Shorooq Partners announces first close of its $100mln second private credit fund

Shorooq Partners, the pioneering alternative investment manager across Middle East and North Africa, announces the first close of its $100 million second private credit fund. Following the resounding success of its first fund, which blazed trails as the region’s first tech-focused private credit fund, Shorooq Partners continues its commitment to driving innovation and growth in the MENA tech ecosystem.

The Fund is launched with collaboration from IMM Investment Global (IMMG), an arm of IMM Investment which is a leading private equity and venture capital firm in Korea with over $6bn in assets under management, who joins the fund as a minority partner. The partnership is a continuation of the bond forged between the two firms through their first credit fund launched three years ago.

Fully deployed now, this first credit fund saw multiple notable deals that reshaped the region’s fundraising landscape. Notable investments include Pure Harvest, a smart farm producing fresh crops in the middle of deserts, and Tamara, Kingdom of Saudi Arabia’s first Buy Now, Pay Later (BNPL) platform and fintech unicorn. These ventures have emerged as leaders in their respective sectors, underscoring the impact of Shorooq Partners’ and IMMG’s credit facility in fueling innovation and driving economic growth.
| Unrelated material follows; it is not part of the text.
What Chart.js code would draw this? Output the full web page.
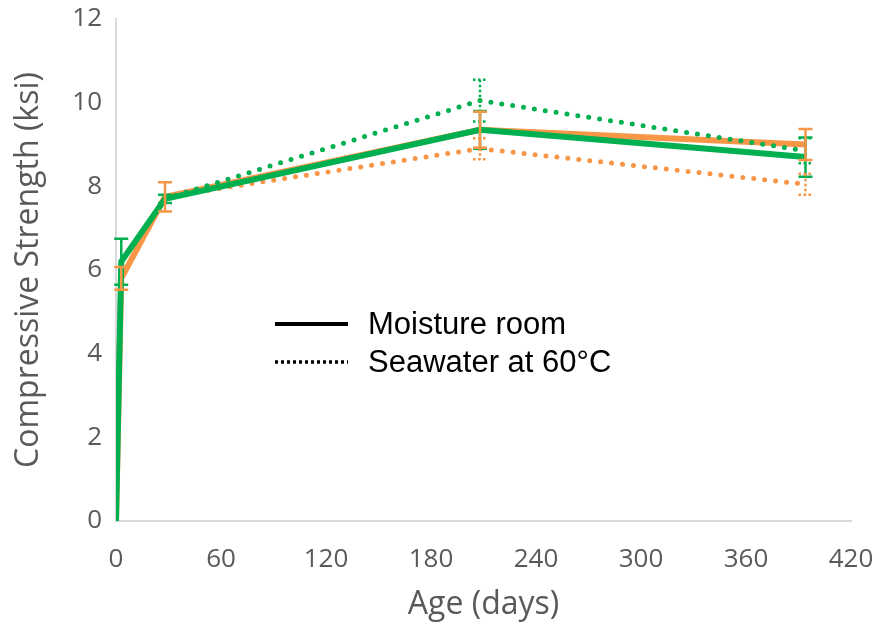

Shane Shin, Founding Partner at Shorooq Partners, added, “It’s imperative to recognize the nuanced advantages of non-dilutive financing, particularly within the MENA region where debt financing among founders is steadily gaining momentum. Amidst this landscape, we champion the pivotal role of non-dilutive funding, offering a sophisticated alternative to traditional equity-based approaches. For mature companies and founders who have navigated the complexities of fundraising and attained the milestone of a completed Series A round, our tailored solutions provide a compelling avenue for sustained growth. With a focus on recurring revenue, robust cash flow positions, and tangible assets, our targeted approach ensures alignment with our strategic and institutional investors. As the MENA region continues its ascent as a hub of entrepreneurial dynamism, discerning founders recognize the imperative of integrating non-dilutive financing into their fundraising calculus, positioning themselves not just for growth, but for enduring success amidst evolving market dynamics.”

The private credit market in the MENA region has witnessed remarkable growth, driven by the burgeoning tech ecosystem and increasing demand for alternative financing solutions. According to recent data, the MENA private credit market grew at a compound annual growth rate (CAGR) of 12% over the past five years, signaling significant opportunities for expansion and investment.

Nathan Kwon, Principal at Shorooq Partners, remarked, “Last year we saw over $400mm of deal flow after screening for companies that did not qualify for credit. This surge in deaflow underscores a robust interest towards the fund’s mission to foster scalable growth in the companies we invest in. With an average ticket size of $10mm, we are looking for companies in manufacturing, industrials, financing and software services seeking to secure capital for the next stage in their journey.”

Shorooq Partners and IMMG recognize the pivotal role of credit in addressing capital market gaps and providing non-dilutive, scalable capital to innovative ventures. With its second credit fund, the firm is poised to deepen its impact and support the next generation of disruptors, amplifying their potential for success and societal impact.

“Our vision extends beyond financial returns; we are committed to fostering a vibrant and diversified tech ecosystem that drives efficient and sustainable growth,” emphasized Kwon. “As we embark on this new chapter, we invite founders and companies across the region to reach out to us as they shape the future of innovation and entrepreneurship.”